Grand Ayatollah Ali al-Husseini al-Sistani and other members of Iraq's Governing Council must approve the results of the talks before the signing can take place.
The approval of an interim constitution is a key step in the US-backed plan to instil democracy in Iraq following the ousting of Saddam Hussein. But sectarian divisions pose an obstacle to a smooth political transition. Some Iraqis suspect the United States is trying to manipulate the process to ensure it retains a degree of control.
Mr Al-Sistani derailed a signing ceremony on Friday by rejecting clauses in the document that were agreed to earlier in the week by the US-appointed council.
With the ayatollah opposing the deal, five out of 13 Shi'ite members refused to sign angering some Sunnis and Kurds on the 25-member council.

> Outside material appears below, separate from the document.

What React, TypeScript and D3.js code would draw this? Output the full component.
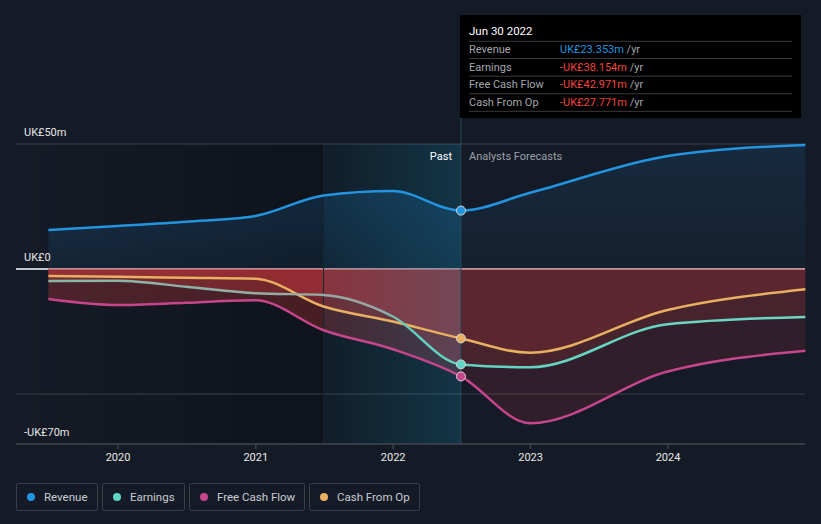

The dispute illustrated the power the 75-year-old grand ayatollah holds over the political process.
A coalition source said earlier that Kurds and Sunnis on the Governing Council refused to change the disputed text and there was no compromise proposal. The Shi'ite members were trying to persuade Mr al-Sistani to drop his objections, the source said.
The main dispute was over a clause in the interim charter that would have given Iraq's Kurds the power to scuttle a permanent charter. Some Shi'ite leaders also said they wanted to change a clause that would have provided for a single president instead of a rotating leadership.
A Kurdish official said his side would not consent to changing the clause, which was agreed to by the entire council when it approved the constitution last week.
"We are sticking to it because it's a legitimate demand," said Kosrat Rasul, an official in the Patriotic Union of Kurdistan, one of two main Kurdish parties on the council.